WHAT THIS TASK INVOLVES: Begin with the line holding "Clone this chart in Altair.", end with the line holding "0.03, 0.03]", and repeat every line in between exactly, without pictures.

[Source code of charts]
[start]

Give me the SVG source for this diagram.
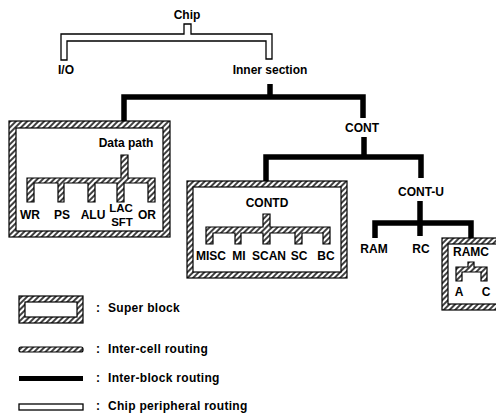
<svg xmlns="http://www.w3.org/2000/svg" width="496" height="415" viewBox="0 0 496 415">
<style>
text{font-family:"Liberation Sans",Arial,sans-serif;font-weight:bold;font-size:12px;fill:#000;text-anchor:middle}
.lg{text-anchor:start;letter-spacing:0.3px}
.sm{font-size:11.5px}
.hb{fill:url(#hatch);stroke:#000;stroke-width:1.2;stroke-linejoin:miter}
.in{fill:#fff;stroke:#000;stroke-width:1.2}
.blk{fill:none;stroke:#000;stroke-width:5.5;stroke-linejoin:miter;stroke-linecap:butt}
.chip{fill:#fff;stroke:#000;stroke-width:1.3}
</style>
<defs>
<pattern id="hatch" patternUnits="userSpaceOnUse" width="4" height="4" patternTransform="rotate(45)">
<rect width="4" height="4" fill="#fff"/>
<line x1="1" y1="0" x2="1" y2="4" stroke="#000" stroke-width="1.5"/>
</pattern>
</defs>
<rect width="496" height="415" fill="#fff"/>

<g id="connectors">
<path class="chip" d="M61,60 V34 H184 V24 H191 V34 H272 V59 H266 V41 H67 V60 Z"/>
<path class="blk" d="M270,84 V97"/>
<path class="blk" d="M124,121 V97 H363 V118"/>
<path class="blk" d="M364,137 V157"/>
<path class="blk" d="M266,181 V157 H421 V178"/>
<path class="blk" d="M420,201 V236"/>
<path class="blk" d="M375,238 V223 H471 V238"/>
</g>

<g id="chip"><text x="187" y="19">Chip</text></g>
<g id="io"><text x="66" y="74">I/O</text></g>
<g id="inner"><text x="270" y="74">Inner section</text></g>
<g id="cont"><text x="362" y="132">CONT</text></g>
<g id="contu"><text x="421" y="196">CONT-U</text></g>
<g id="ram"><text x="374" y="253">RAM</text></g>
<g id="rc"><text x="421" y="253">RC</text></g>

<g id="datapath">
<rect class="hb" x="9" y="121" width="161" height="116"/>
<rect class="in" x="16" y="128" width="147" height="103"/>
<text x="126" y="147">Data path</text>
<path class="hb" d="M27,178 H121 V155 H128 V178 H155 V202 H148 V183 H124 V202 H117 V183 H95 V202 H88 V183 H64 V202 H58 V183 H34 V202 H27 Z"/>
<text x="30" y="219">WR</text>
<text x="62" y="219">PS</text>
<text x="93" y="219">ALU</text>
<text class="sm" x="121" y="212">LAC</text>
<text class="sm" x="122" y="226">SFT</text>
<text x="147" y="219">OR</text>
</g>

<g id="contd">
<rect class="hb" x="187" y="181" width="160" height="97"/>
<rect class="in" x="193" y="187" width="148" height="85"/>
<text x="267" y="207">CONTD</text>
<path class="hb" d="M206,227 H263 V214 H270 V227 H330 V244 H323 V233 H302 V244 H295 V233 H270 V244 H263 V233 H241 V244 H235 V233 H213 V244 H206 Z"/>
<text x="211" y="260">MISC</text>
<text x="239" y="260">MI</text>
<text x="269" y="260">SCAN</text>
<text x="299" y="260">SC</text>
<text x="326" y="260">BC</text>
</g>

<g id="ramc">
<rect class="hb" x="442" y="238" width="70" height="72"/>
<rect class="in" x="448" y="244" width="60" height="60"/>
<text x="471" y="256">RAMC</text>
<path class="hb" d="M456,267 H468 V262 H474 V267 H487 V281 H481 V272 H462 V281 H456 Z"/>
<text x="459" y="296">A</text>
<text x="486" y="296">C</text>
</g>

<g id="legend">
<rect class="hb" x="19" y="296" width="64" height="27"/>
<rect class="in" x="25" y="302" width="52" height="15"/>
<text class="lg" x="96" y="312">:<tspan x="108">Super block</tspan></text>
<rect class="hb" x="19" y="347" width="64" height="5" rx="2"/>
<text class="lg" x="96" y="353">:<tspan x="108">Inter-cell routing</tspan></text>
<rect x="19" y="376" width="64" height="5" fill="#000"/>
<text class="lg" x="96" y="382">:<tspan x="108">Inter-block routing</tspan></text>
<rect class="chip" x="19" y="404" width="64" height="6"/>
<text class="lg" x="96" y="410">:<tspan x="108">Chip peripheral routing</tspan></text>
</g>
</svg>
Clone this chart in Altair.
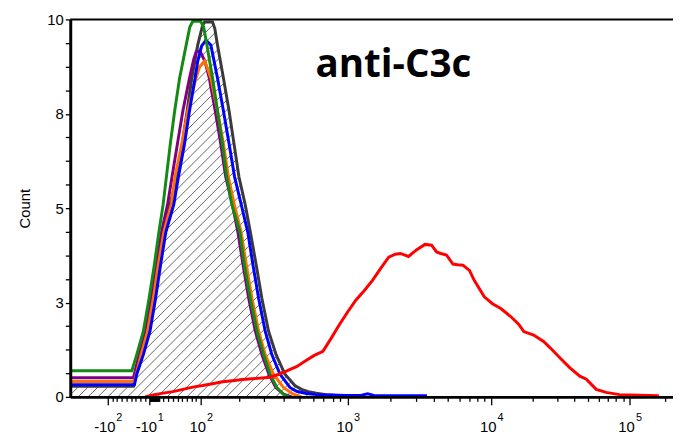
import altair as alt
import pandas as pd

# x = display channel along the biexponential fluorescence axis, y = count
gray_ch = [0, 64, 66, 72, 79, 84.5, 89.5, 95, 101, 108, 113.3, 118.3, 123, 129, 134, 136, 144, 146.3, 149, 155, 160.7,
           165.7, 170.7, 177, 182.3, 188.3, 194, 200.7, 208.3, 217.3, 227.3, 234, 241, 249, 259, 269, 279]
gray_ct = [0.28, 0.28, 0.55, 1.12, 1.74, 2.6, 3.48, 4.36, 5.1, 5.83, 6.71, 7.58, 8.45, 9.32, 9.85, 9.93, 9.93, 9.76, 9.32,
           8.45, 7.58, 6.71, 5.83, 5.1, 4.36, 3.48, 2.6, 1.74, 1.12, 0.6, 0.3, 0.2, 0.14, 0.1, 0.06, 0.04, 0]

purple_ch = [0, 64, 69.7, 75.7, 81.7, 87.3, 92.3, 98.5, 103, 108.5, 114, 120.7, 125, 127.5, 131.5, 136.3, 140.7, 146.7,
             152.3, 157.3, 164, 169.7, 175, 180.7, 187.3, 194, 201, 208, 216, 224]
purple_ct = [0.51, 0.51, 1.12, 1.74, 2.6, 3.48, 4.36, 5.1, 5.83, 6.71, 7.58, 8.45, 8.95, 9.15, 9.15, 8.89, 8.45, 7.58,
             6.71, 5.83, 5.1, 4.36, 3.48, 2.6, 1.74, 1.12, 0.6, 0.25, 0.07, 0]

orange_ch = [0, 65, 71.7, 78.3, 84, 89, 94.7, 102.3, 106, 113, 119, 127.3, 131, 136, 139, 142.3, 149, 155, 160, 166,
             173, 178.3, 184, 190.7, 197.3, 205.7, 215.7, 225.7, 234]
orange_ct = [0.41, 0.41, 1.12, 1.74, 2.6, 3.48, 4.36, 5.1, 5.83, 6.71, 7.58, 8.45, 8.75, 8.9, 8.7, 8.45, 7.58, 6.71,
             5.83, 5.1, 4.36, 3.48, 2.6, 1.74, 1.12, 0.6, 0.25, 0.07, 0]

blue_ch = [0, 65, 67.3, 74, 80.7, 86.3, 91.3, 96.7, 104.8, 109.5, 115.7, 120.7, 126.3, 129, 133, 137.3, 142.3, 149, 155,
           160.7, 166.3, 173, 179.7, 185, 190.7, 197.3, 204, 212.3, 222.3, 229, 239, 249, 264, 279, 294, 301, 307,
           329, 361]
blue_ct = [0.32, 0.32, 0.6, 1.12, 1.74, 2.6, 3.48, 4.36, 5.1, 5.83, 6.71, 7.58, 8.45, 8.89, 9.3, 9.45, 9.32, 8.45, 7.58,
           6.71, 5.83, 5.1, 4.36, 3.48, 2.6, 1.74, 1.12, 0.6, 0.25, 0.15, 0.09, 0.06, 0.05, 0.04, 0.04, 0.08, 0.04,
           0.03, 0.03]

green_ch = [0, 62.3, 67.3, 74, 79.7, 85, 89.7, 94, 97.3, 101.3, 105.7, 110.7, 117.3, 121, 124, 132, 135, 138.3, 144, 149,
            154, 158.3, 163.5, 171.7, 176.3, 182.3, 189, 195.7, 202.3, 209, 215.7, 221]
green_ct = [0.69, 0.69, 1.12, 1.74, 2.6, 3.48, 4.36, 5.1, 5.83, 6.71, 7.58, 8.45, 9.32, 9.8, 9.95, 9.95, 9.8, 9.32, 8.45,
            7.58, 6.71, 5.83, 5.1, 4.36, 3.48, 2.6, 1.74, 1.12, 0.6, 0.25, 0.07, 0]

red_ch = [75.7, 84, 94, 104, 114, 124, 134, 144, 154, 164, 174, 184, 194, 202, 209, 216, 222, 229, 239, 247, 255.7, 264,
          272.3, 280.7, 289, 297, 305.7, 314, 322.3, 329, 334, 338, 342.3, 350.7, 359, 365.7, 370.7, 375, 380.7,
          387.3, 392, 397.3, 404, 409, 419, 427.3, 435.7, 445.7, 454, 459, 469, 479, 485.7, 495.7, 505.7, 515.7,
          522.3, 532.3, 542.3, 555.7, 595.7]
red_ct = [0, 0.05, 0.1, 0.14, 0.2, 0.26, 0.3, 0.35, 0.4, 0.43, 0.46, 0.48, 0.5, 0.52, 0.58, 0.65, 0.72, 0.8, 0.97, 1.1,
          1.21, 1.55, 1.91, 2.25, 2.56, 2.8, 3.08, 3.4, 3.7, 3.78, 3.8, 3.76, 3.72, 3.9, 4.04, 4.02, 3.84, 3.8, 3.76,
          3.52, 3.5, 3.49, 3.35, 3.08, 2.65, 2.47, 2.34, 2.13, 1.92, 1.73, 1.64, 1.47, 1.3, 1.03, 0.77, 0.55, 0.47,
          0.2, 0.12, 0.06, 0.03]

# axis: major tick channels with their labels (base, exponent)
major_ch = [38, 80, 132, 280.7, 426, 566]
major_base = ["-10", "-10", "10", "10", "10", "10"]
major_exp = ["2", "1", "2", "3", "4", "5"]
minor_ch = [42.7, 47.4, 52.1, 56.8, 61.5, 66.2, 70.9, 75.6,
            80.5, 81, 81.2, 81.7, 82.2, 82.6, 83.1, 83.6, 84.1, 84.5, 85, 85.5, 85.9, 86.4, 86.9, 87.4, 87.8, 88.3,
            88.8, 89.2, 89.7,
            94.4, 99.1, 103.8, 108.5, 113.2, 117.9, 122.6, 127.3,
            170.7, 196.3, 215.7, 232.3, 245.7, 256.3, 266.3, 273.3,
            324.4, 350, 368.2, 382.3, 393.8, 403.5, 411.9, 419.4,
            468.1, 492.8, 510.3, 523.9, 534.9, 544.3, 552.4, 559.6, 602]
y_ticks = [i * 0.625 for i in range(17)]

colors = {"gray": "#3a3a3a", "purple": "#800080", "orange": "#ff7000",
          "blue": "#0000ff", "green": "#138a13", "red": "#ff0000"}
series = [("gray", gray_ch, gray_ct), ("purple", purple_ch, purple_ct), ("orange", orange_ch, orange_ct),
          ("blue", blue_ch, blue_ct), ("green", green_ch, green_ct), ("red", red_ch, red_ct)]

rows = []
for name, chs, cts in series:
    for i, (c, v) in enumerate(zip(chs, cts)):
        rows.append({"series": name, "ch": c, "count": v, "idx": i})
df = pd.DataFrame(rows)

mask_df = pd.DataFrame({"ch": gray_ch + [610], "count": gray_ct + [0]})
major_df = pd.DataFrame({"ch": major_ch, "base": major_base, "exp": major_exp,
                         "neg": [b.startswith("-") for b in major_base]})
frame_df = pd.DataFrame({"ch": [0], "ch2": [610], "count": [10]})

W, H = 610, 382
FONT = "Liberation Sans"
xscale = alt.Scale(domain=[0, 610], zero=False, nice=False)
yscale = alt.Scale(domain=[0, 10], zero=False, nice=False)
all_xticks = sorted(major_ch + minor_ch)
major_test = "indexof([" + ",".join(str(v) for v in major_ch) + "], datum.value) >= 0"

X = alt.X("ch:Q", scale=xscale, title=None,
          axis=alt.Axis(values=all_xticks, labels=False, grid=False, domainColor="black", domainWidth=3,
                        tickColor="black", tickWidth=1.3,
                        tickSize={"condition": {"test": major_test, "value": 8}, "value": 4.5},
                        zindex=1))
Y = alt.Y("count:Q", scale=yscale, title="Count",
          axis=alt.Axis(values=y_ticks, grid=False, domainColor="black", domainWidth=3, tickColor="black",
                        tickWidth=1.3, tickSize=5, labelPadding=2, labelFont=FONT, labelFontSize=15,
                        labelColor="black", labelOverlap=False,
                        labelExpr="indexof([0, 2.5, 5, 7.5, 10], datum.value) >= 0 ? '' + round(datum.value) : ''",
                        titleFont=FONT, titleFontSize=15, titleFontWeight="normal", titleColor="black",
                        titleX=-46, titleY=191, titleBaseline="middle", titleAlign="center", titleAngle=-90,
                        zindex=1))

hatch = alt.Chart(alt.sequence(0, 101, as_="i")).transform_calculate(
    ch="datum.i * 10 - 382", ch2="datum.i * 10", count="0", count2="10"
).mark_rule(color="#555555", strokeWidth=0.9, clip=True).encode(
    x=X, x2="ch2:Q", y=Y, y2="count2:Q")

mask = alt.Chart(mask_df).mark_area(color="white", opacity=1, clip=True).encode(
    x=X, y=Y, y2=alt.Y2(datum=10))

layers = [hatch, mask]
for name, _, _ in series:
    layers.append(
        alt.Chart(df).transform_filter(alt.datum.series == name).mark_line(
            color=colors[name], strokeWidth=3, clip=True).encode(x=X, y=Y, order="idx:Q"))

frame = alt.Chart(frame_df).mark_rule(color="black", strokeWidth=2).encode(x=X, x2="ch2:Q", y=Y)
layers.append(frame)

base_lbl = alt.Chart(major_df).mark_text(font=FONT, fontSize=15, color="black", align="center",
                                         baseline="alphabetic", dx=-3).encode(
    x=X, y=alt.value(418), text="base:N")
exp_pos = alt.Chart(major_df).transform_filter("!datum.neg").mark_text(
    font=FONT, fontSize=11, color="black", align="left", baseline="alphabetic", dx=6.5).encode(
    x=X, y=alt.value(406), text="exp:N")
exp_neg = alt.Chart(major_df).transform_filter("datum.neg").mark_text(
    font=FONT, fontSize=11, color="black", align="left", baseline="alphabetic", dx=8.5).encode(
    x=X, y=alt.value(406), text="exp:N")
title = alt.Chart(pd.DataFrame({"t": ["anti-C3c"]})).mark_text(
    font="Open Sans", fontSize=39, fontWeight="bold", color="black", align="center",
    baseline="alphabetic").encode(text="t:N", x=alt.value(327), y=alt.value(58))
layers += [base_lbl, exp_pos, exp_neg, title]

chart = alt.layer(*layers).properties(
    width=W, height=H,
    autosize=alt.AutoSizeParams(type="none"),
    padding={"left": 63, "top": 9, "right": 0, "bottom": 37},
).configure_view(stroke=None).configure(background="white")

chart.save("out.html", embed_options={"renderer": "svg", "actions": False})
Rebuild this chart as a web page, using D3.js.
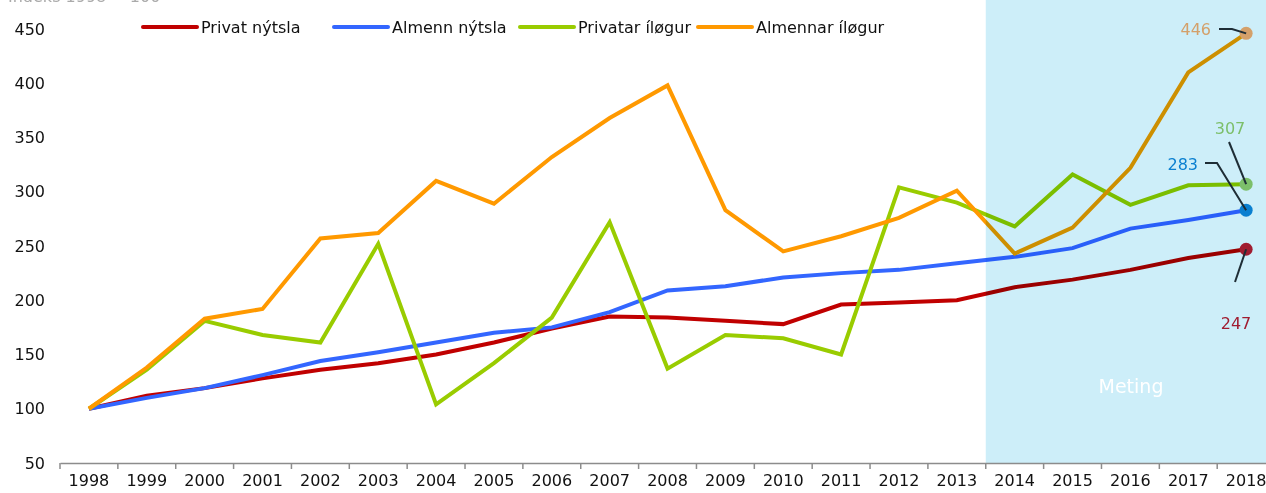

[end]

THE RESPONSE:
Clone this chart in Altair.
import altair as alt
import pandas as pd

# x = display channel along the biexponential fluorescence axis, y = count
gray_ch = [0, 64, 66, 72, 79, 84.5, 89.5, 95, 101, 108, 113.3, 118.3, 123, 129, 134, 136, 144, 146.3, 149, 155, 160.7,
           165.7, 170.7, 177, 182.3, 188.3, 194, 200.7, 208.3, 217.3, 227.3, 234, 241, 249, 259, 269, 279]
gray_ct = [0.28, 0.28, 0.55, 1.12, 1.74, 2.6, 3.48, 4.36, 5.1, 5.83, 6.71, 7.58, 8.45, 9.32, 9.85, 9.93, 9.93, 9.76, 9.32,
           8.45, 7.58, 6.71, 5.83, 5.1, 4.36, 3.48, 2.6, 1.74, 1.12, 0.6, 0.3, 0.2, 0.14, 0.1, 0.06, 0.04, 0]

purple_ch = [0, 64, 69.7, 75.7, 81.7, 87.3, 92.3, 98.5, 103, 108.5, 114, 120.7, 125, 127.5, 131.5, 136.3, 140.7, 146.7,
             152.3, 157.3, 164, 169.7, 175, 180.7, 187.3, 194, 201, 208, 216, 224]
purple_ct = [0.51, 0.51, 1.12, 1.74, 2.6, 3.48, 4.36, 5.1, 5.83, 6.71, 7.58, 8.45, 8.95, 9.15, 9.15, 8.89, 8.45, 7.58,
             6.71, 5.83, 5.1, 4.36, 3.48, 2.6, 1.74, 1.12, 0.6, 0.25, 0.07, 0]

orange_ch = [0, 65, 71.7, 78.3, 84, 89, 94.7, 102.3, 106, 113, 119, 127.3, 131, 136, 139, 142.3, 149, 155, 160, 166,
             173, 178.3, 184, 190.7, 197.3, 205.7, 215.7, 225.7, 234]
orange_ct = [0.41, 0.41, 1.12, 1.74, 2.6, 3.48, 4.36, 5.1, 5.83, 6.71, 7.58, 8.45, 8.75, 8.9, 8.7, 8.45, 7.58, 6.71,
             5.83, 5.1, 4.36, 3.48, 2.6, 1.74, 1.12, 0.6, 0.25, 0.07, 0]

blue_ch = [0, 65, 67.3, 74, 80.7, 86.3, 91.3, 96.7, 104.8, 109.5, 115.7, 120.7, 126.3, 129, 133, 137.3, 142.3, 149, 155,
           160.7, 166.3, 173, 179.7, 185, 190.7, 197.3, 204, 212.3, 222.3, 229, 239, 249, 264, 279, 294, 301, 307,
           329, 361]
blue_ct = [0.32, 0.32, 0.6, 1.12, 1.74, 2.6, 3.48, 4.36, 5.1, 5.83, 6.71, 7.58, 8.45, 8.89, 9.3, 9.45, 9.32, 8.45, 7.58,
           6.71, 5.83, 5.1, 4.36, 3.48, 2.6, 1.74, 1.12, 0.6, 0.25, 0.15, 0.09, 0.06, 0.05, 0.04, 0.04, 0.08, 0.04,
           0.03, 0.03]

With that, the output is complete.